How to Convince Buyers Your Listing is a Bargain | Waccabuc Real Estate


When you’re trying to understand or influence human behavior—as you might do when, say, listing and marketing a home for sale—it’s important to respect the distinction between what people should do and what they actually do do.

This is the difference between economics and behavioral economics. Classical economics theory is based on the belief that people will behave rationally and that we can use reason and logic to predict the movements of the market. But the fields of behavioral economics and behavioral finance were created in the hopes of gaining a better understanding of how real people actually make real financial decisions in real life.

Here are a handful behavioral finance must-knows for listing agents, to help manage your clients’ mindsets and help them understand why and how you’re marketing your home to buyers.

1. Don’t let overconfidence lead to overpricing.

Real estate agents are the only commissioned salespeople I know of who spend much of their time trying to talk their clients down in pricing their product. Why? Because we know that listing a home at too high a price causes unnecessary woe, drama and failure. Set the listing price too high and a home will lag on the market, attracting lowball offers. The end result is often a price reduction or can even keep a hope from selling at all.

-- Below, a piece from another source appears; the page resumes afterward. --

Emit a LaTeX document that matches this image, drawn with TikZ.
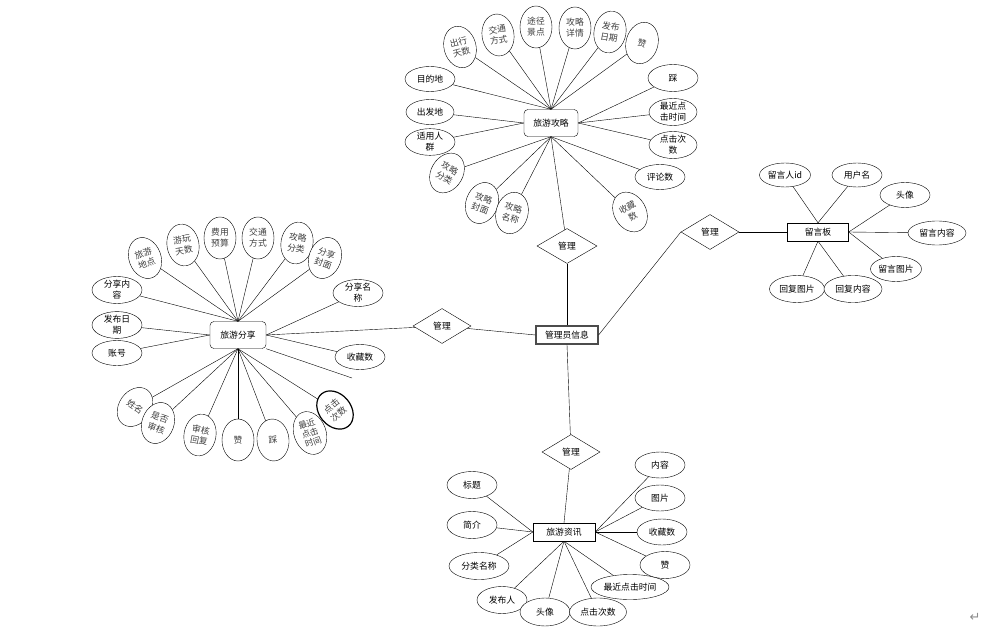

Overpricing can result from the same overconfidence and overoptimism that causes buyers to make lowball offers on great homes in a hot market. It’s the same overconfidence and overoptimism that inspires investors to day trade, erroneously thinking they have superhuman stock picking skills. In fact, when you study up on successful amateur day traders, it becomes clear that what they have is less innate skill and more the willingness to voraciously, constantly research the companies and the markets—many, for hours every single day. Many have also placed rules on themselves and their trades specifically to counter their own human emotions and irrational tendencies.

That’s precisely how home sellers can and should deactivate overconfidence when it comes to pricing.  Urge them to commit to sitting down with you and pore over local market data, recently sold homes in the area, average days on market, and the local price-to-sale price ratios. While you’re looking through the comps together, take pains to point out the potential rewards of a disciplined, data-driven approach to pricing.